The three women live together in the same run-down apartment in one of Tbilisi's oldest neighborhoods. They bear many of the realities of life in modern Georgia, such as frequent power blackouts and dilapidated infrastructure. Amidst this, Eka remains the matriarch of the family. She retains an often fractious relationship with her daughter, Marina, but is very close to her granddaughter, Ada. However, it is her beloved son Otar (an unseen character), that she is most attached to.
At the opening of the film, the audience learns that Otar Gogebashvili, although a doctor by profession, has recently moved to France because of the difficult economic situation in newly independent Georgia. In Paris, he works illegally on construction sites in order to financially support his family back in Georgia. Eka eagerly awaits Otar's regular phone calls and the money he sends home from France. The difference between the generations is apparent: Eka loves French culture, speaks perfect French but remains a Stalinist, even in 2002, whereas Ada is quite Westernized, and longs to follow her uncle's path and move to the West.

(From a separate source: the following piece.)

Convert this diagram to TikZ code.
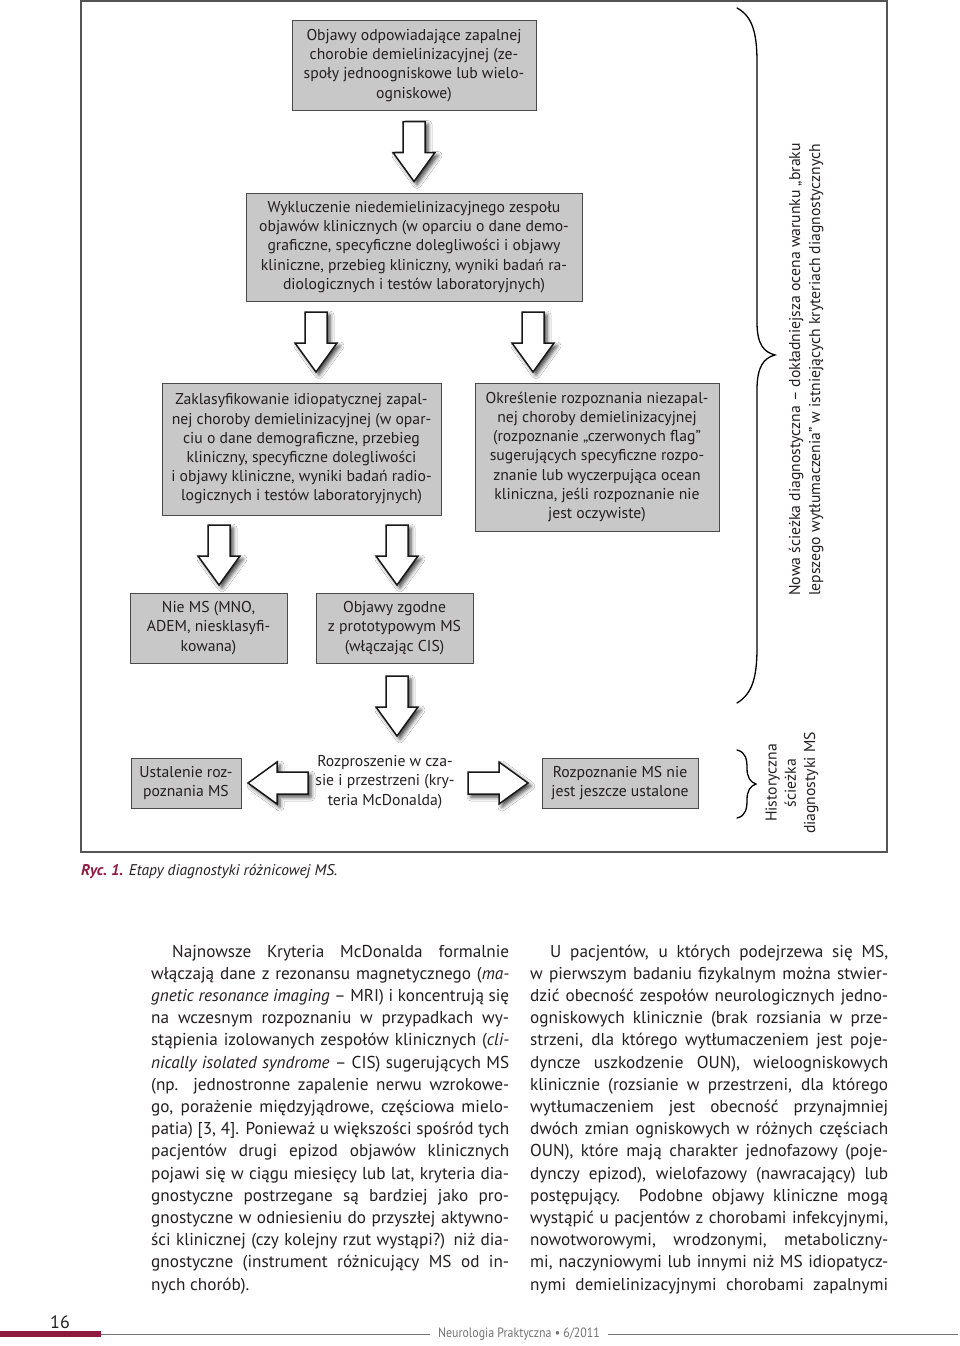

Marina has university degree but due to the high unemployment in Post Soviet Georgia sells heirlooms at the market.
Their life then changes drastically when Marina receives a call from Otar's friend, Niko (Duta Skhirtladze), who had accompanied him to France. Niko bears bad news: Otar has been killed in an accident. Eka is elderly and fragile, and Marina and Ada both agree that the shock of the death of her beloved son could kill her. In a similar manner to the German film Good Bye Lenin!, which was released in the same year, the pair decides to conceal Otar's death from Eka.